*** Provided entries

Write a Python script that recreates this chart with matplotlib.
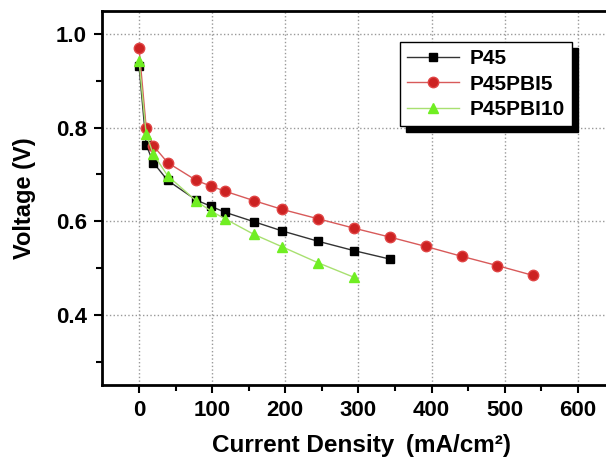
import matplotlib as mpl
from matplotlib import pyplot as plt

# current density (mA/cm2) and cell voltage (V)
x_p45 = [0, 9.8, 19.6, 39.2, 78.4, 98, 117.6, 156.8, 196, 245, 294, 343]
v_p45 = [0.932, 0.763, 0.725, 0.687, 0.645, 0.632, 0.619, 0.599, 0.579, 0.557, 0.537, 0.519]

x_pbi5 = [0, 9.8, 19.6, 39.2, 78.4, 98, 117.6, 156.8, 196, 245, 294, 343,
          392, 441, 490, 539]
v_pbi5 = [0.971, 0.800, 0.761, 0.725, 0.687, 0.675, 0.664, 0.644, 0.625, 0.605,
          0.585, 0.566, 0.546, 0.525, 0.505, 0.484]

x_pbi10 = [0, 9.8, 19.6, 39.2, 78.4, 98, 117.6, 156.8, 196, 245, 294]
v_pbi10 = [0.943, 0.786, 0.743, 0.697, 0.643, 0.622, 0.605, 0.572, 0.545, 0.511, 0.480]

mpl.rcParams['font.family'] = 'Liberation Sans'
mpl.rcParams['font.weight'] = 'bold'
mpl.rcParams['axes.labelweight'] = 'bold'
mpl.rcParams['font.size'] = 16

fig = plt.figure(figsize=(6.06, 4.62), dpi=100)
# right edge of the frame is cut off in the original
ax = fig.add_axes([0.1683, 0.1667, 0.918, 0.8095])

ax.plot(x_p45, v_p45, "-s", color="#333333", lw=1.0, ms=6,
        mfc="black", mec="black", label="P45", zorder=3)
ax.plot(x_pbi5, v_pbi5, "-o", color="#d85a5a", lw=1.0, ms=7.5,
        mfc="#cc2222", mec="#e04444", label="P45PBI5", zorder=3)
ax.plot(x_pbi10, v_pbi10, "-^", color="#a8e070", lw=1.0, ms=7,
        mfc="#70ee22", mec="#70ee22", label="P45PBI10", zorder=3)

ax.set_xlim(-50.6, 710)
ax.set_ylim(0.25, 1.049)
ax.set_xticks([0, 100, 200, 300, 400, 500, 600, 700])
ax.set_xticklabels(["0", "100", "200", "300", "400", "500", "600", ""])
ax.set_xticks(range(50, 700, 100), minor=True)
ax.set_yticks([0.4, 0.6, 0.8, 1.0])
ax.set_yticks([0.3, 0.5, 0.7, 0.9], minor=True)
ax.tick_params(which="both", direction="out", width=1.5, labelsize=16)
ax.tick_params(which="major", length=6, pad=5)
ax.tick_params(which="minor", length=4)
for s in ax.spines.values():
    s.set_linewidth(2)

ax.grid(True, which="major", color="#999999", linestyle=":", linewidth=1)

ax.set_xlabel("Current Density \u2009(mA/cm\u00b2)", fontsize=17.5, labelpad=9)
ax.xaxis.label.set_x(0.466)
ax.set_ylabel("Voltage (V)", fontsize=17, labelpad=14)

leg = ax.legend(loc="upper left", bbox_to_anchor=(298 / 556.3, 0.917),
                borderaxespad=0,
                shadow={"ox": 4, "oy": -4, "color": "black", "alpha": 1},
                fancybox=False, edgecolor="black", framealpha=1,
                handlelength=2.5, handletextpad=0.5, fontsize=15,
                borderpad=0.35, labelspacing=0.3)
leg.get_frame().set_linewidth(1)

plt.savefig("out.png", dpi=100)
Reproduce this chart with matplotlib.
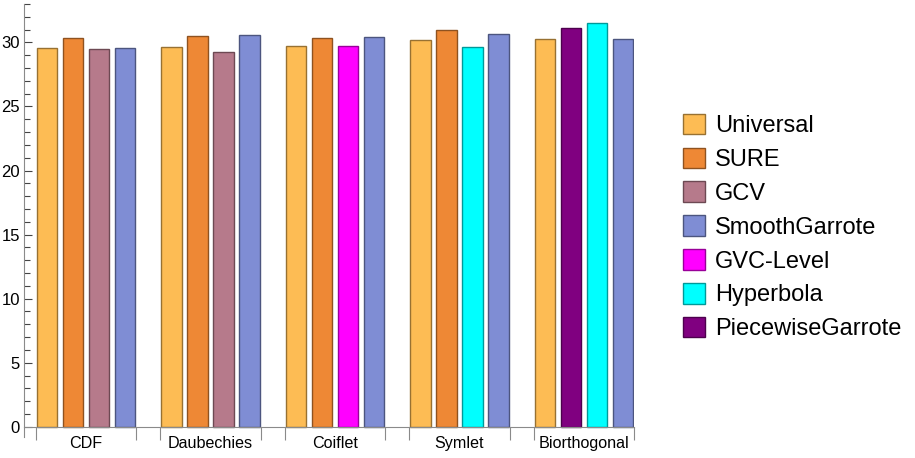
import matplotlib
matplotlib.use("Agg")
import matplotlib.pyplot as plt
from matplotlib.patches import Patch
from matplotlib.colors import to_rgb

plt.rcParams["font.family"] = ["Liberation Sans", "DejaVu Sans"]

groups = ["CDF", "Daubechies", "Coiflet", "Symlet", "Biorthogonal"]
group_methods = [
    ["Universal", "SURE", "GCV", "SmoothGarrote"],
    ["Universal", "SURE", "GCV", "SmoothGarrote"],
    ["Universal", "SURE", "GVC-Level", "SmoothGarrote"],
    ["Universal", "SURE", "Hyperbola", "SmoothGarrote"],
    ["Universal", "PiecewiseGarrote", "Hyperbola", "SmoothGarrote"],
]
group_values = [
    [29.53, 30.31, 29.48, 29.58],
    [29.66, 30.47, 29.22, 30.55],
    [29.74, 30.34, 29.71, 30.39],
    [30.18, 30.98, 29.66, 30.65],
    [30.26, 31.12, 31.48, 30.26],
]
legend_order = ["Universal", "SURE", "GCV", "SmoothGarrote",
                "GVC-Level", "Hyperbola", "PiecewiseGarrote"]
colors = {
    "Universal": "#FDBC54",
    "SURE": "#EE8835",
    "GCV": "#B67A8B",
    "SmoothGarrote": "#7F8DD4",
    "GVC-Level": "#FF00FF",
    "Hyperbola": "#00FFFF",
    "PiecewiseGarrote": "#800080",
}


def darker(c, f=0.6):
    r, g, b = to_rgb(c)
    return (r * f, g * f, b * f)


fig = plt.figure(figsize=(9.15, 4.58), dpi=100)
ax = fig.add_axes([24 / 915, (458 - 437) / 458, 610 / 915, 433 / 458])

pitch = 4.79
width = 0.78
edge_ticks = []
centers = []
for g, (methods, vals) in enumerate(zip(group_methods, group_values)):
    start = g * pitch
    for j, (m, v) in enumerate(zip(methods, vals)):
        ax.bar(start + j, v, width=width, align="edge", color=colors[m],
               edgecolor=darker(colors[m]), linewidth=1.0)
    edge_ticks += [start - 0.04, start + 3 + width + 0.04]
    centers.append(start + (3 + width) / 2)

ax.set_xlim(-0.5, 4 * pitch + 3 + width + 0.04)
ax.set_ylim(-0.8, 33)

for s in ["top", "right"]:
    ax.spines[s].set_visible(False)
ax.spines["bottom"].set_position(("data", 0))
ax.spines["bottom"].set_color("#8a8a8a")
ax.spines["left"].set_color("#8a8a8a")

ax.set_xticks(centers)
ax.set_xticklabels(groups, fontsize=11.6)
ax.tick_params(axis="x", which="major", length=0, pad=7)
ax.set_xticks(edge_ticks, minor=True)
ax.tick_params(axis="x", which="minor", direction="out", length=9,
               color="#8a8a8a", width=0.8)

ax.set_yticks(range(0, 31, 5))
ax.set_yticks(range(0, 34), minor=True)
ax.tick_params(axis="y", which="major", direction="in", length=6,
               labelsize=12, color="#444444", width=0.8, pad=3)
ax.tick_params(axis="y", which="minor", direction="in", length=4,
               color="#444444", width=0.8)

handles = [Patch(facecolor=colors[m], edgecolor=darker(colors[m]), label=m)
           for m in legend_order]
fig.legend(handles=handles, loc="center left",
           bbox_to_anchor=(683 / 915, 1 - 227 / 458), frameon=False,
           fontsize=17, handlelength=0.95, handleheight=0.95,
           labelspacing=0.45, handletextpad=0.42, borderpad=0,
           borderaxespad=0)

fig.savefig("out.png", dpi=100, facecolor="white")
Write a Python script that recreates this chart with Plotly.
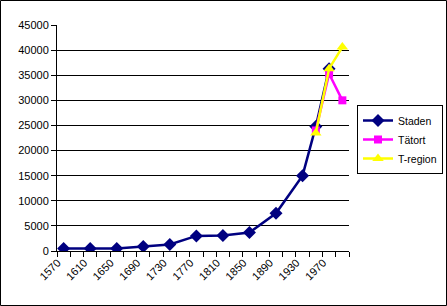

******

● The request: Reproduce each line of the records exactly, and omit every picture.

● Written reply:
Write a Python script that recreates this chart with matplotlib.
import matplotlib as mpl
from matplotlib import pyplot as plt

# current density (mA/cm2) and cell voltage (V)
x_p45 = [0, 9.8, 19.6, 39.2, 78.4, 98, 117.6, 156.8, 196, 245, 294, 343]
v_p45 = [0.932, 0.763, 0.725, 0.687, 0.645, 0.632, 0.619, 0.599, 0.579, 0.557, 0.537, 0.519]

x_pbi5 = [0, 9.8, 19.6, 39.2, 78.4, 98, 117.6, 156.8, 196, 245, 294, 343,
          392, 441, 490, 539]
v_pbi5 = [0.971, 0.800, 0.761, 0.725, 0.687, 0.675, 0.664, 0.644, 0.625, 0.605,
          0.585, 0.566, 0.546, 0.525, 0.505, 0.484]

x_pbi10 = [0, 9.8, 19.6, 39.2, 78.4, 98, 117.6, 156.8, 196, 245, 294]
v_pbi10 = [0.943, 0.786, 0.743, 0.697, 0.643, 0.622, 0.605, 0.572, 0.545, 0.511, 0.480]

mpl.rcParams['font.family'] = 'Liberation Sans'
mpl.rcParams['font.weight'] = 'bold'
mpl.rcParams['axes.labelweight'] = 'bold'
mpl.rcParams['font.size'] = 16

fig = plt.figure(figsize=(6.06, 4.62), dpi=100)
# right edge of the frame is cut off in the original
ax = fig.add_axes([0.1683, 0.1667, 0.918, 0.8095])

ax.plot(x_p45, v_p45, "-s", color="#333333", lw=1.0, ms=6,
        mfc="black", mec="black", label="P45", zorder=3)
ax.plot(x_pbi5, v_pbi5, "-o", color="#d85a5a", lw=1.0, ms=7.5,
        mfc="#cc2222", mec="#e04444", label="P45PBI5", zorder=3)
ax.plot(x_pbi10, v_pbi10, "-^", color="#a8e070", lw=1.0, ms=7,
        mfc="#70ee22", mec="#70ee22", label="P45PBI10", zorder=3)

ax.set_xlim(-50.6, 710)
ax.set_ylim(0.25, 1.049)
ax.set_xticks([0, 100, 200, 300, 400, 500, 600, 700])
ax.set_xticklabels(["0", "100", "200", "300", "400", "500", "600", ""])
ax.set_xticks(range(50, 700, 100), minor=True)
ax.set_yticks([0.4, 0.6, 0.8, 1.0])
ax.set_yticks([0.3, 0.5, 0.7, 0.9], minor=True)
ax.tick_params(which="both", direction="out", width=1.5, labelsize=16)
ax.tick_params(which="major", length=6, pad=5)
ax.tick_params(which="minor", length=4)
for s in ax.spines.values():
    s.set_linewidth(2)

ax.grid(True, which="major", color="#999999", linestyle=":", linewidth=1)

ax.set_xlabel("Current Density \u2009(mA/cm\u00b2)", fontsize=17.5, labelpad=9)
ax.xaxis.label.set_x(0.466)
ax.set_ylabel("Voltage (V)", fontsize=17, labelpad=14)

leg = ax.legend(loc="upper left", bbox_to_anchor=(298 / 556.3, 0.917),
                borderaxespad=0,
                shadow={"ox": 4, "oy": -4, "color": "black", "alpha": 1},
                fancybox=False, edgecolor="black", framealpha=1,
                handlelength=2.5, handletextpad=0.5, fontsize=15,
                borderpad=0.35, labelspacing=0.3)
leg.get_frame().set_linewidth(1)

plt.savefig("out.png", dpi=100)
Reproduce this chart with matplotlib.
import matplotlib
matplotlib.use("Agg")
import matplotlib.pyplot as plt
from matplotlib.patches import Patch
from matplotlib.colors import to_rgb

plt.rcParams["font.family"] = ["Liberation Sans", "DejaVu Sans"]

groups = ["CDF", "Daubechies", "Coiflet", "Symlet", "Biorthogonal"]
group_methods = [
    ["Universal", "SURE", "GCV", "SmoothGarrote"],
    ["Universal", "SURE", "GCV", "SmoothGarrote"],
    ["Universal", "SURE", "GVC-Level", "SmoothGarrote"],
    ["Universal", "SURE", "Hyperbola", "SmoothGarrote"],
    ["Universal", "PiecewiseGarrote", "Hyperbola", "SmoothGarrote"],
]
group_values = [
    [29.53, 30.31, 29.48, 29.58],
    [29.66, 30.47, 29.22, 30.55],
    [29.74, 30.34, 29.71, 30.39],
    [30.18, 30.98, 29.66, 30.65],
    [30.26, 31.12, 31.48, 30.26],
]
legend_order = ["Universal", "SURE", "GCV", "SmoothGarrote",
                "GVC-Level", "Hyperbola", "PiecewiseGarrote"]
colors = {
    "Universal": "#FDBC54",
    "SURE": "#EE8835",
    "GCV": "#B67A8B",
    "SmoothGarrote": "#7F8DD4",
    "GVC-Level": "#FF00FF",
    "Hyperbola": "#00FFFF",
    "PiecewiseGarrote": "#800080",
}


def darker(c, f=0.6):
    r, g, b = to_rgb(c)
    return (r * f, g * f, b * f)


fig = plt.figure(figsize=(9.15, 4.58), dpi=100)
ax = fig.add_axes([24 / 915, (458 - 437) / 458, 610 / 915, 433 / 458])

pitch = 4.79
width = 0.78
edge_ticks = []
centers = []
for g, (methods, vals) in enumerate(zip(group_methods, group_values)):
    start = g * pitch
    for j, (m, v) in enumerate(zip(methods, vals)):
        ax.bar(start + j, v, width=width, align="edge", color=colors[m],
               edgecolor=darker(colors[m]), linewidth=1.0)
    edge_ticks += [start - 0.04, start + 3 + width + 0.04]
    centers.append(start + (3 + width) / 2)

ax.set_xlim(-0.5, 4 * pitch + 3 + width + 0.04)
ax.set_ylim(-0.8, 33)

for s in ["top", "right"]:
    ax.spines[s].set_visible(False)
ax.spines["bottom"].set_position(("data", 0))
ax.spines["bottom"].set_color("#8a8a8a")
ax.spines["left"].set_color("#8a8a8a")

ax.set_xticks(centers)
ax.set_xticklabels(groups, fontsize=11.6)
ax.tick_params(axis="x", which="major", length=0, pad=7)
ax.set_xticks(edge_ticks, minor=True)
ax.tick_params(axis="x", which="minor", direction="out", length=9,
               color="#8a8a8a", width=0.8)

ax.set_yticks(range(0, 31, 5))
ax.set_yticks(range(0, 34), minor=True)
ax.tick_params(axis="y", which="major", direction="in", length=6,
               labelsize=12, color="#444444", width=0.8, pad=3)
ax.tick_params(axis="y", which="minor", direction="in", length=4,
               color="#444444", width=0.8)

handles = [Patch(facecolor=colors[m], edgecolor=darker(colors[m]), label=m)
           for m in legend_order]
fig.legend(handles=handles, loc="center left",
           bbox_to_anchor=(683 / 915, 1 - 227 / 458), frameon=False,
           fontsize=17, handlelength=0.95, handleheight=0.95,
           labelspacing=0.45, handletextpad=0.42, borderpad=0,
           borderaxespad=0)

fig.savefig("out.png", dpi=100, facecolor="white")
Write a Python script that recreates this chart with Plotly.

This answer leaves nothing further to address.